From a distribution perspective, more awareness of these smaller charities is needed. For example, organizations like Imagine Canada are creating informational presentations for corporations to help them make more informed decisions about where their money could be most beneficial.

Another tactic to increase corporate donations is by government intervention. Higher tax rates could be implemented on the public and private sectors, ensuring that a particular amount reaches each charity based on a criteria that the public can establish. The alternate option to this would be to reduce corporate tax rates with the intent of stimulating job growth, thus resulting in more individual donations. In theory, corporations will have more profits leading to more donations in the absence of government funding.

An article presented by Canadian Auto Workers’ (CAW) union and confirmed by the federal government’s own data shows that a tax cut “does not guarantee that companies will spend the money on research and development or on hiring more employees.” Therefore, tax cuts result in a net loss for charities due to reduced budget and no increase in individual donations.

The same article goes on to demonstrate that if $3 billion was cut from the budget in order to support corporate tax breaks, it would create 46,000 fewer jobs compared to extending EI benefits. Even if jobs are created, there is the demonstrated problem that corporations are currently narrow-minded on what charities they will donate to.
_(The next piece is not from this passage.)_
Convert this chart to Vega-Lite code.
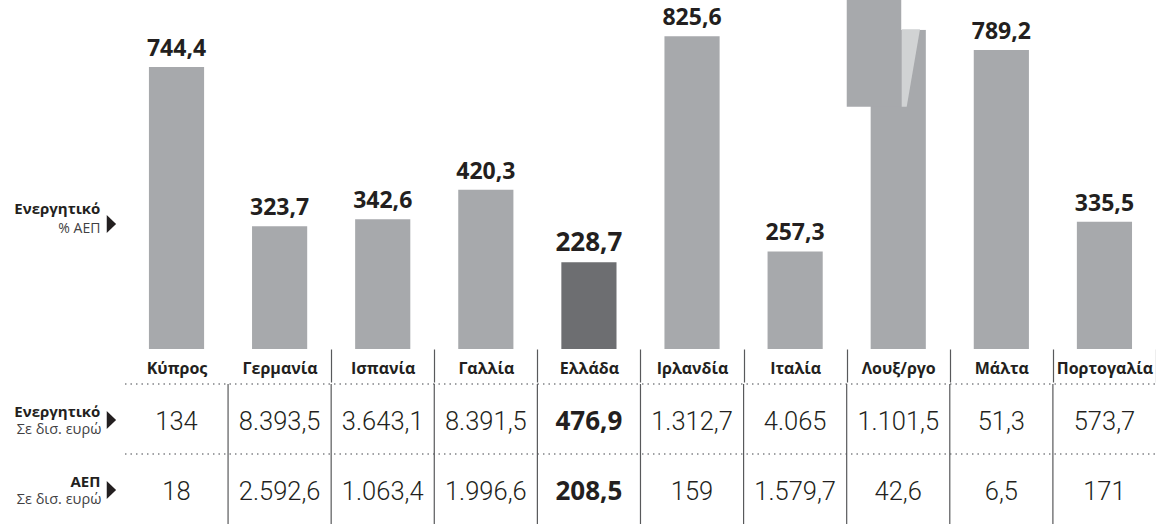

If the BC Liberals are serious about improving family life, then perhaps they should re-evaluate corporate tax breaks. Allowing the government to step in can be more beneficial to charities than tax cuts and substantial social services can have a much larger impact on families than a cheque from the Liberals. These goals need to be realized because, ideally, individuals, government, and corporations all want the same thing: healthy communities, happy citizens, and a strong economy.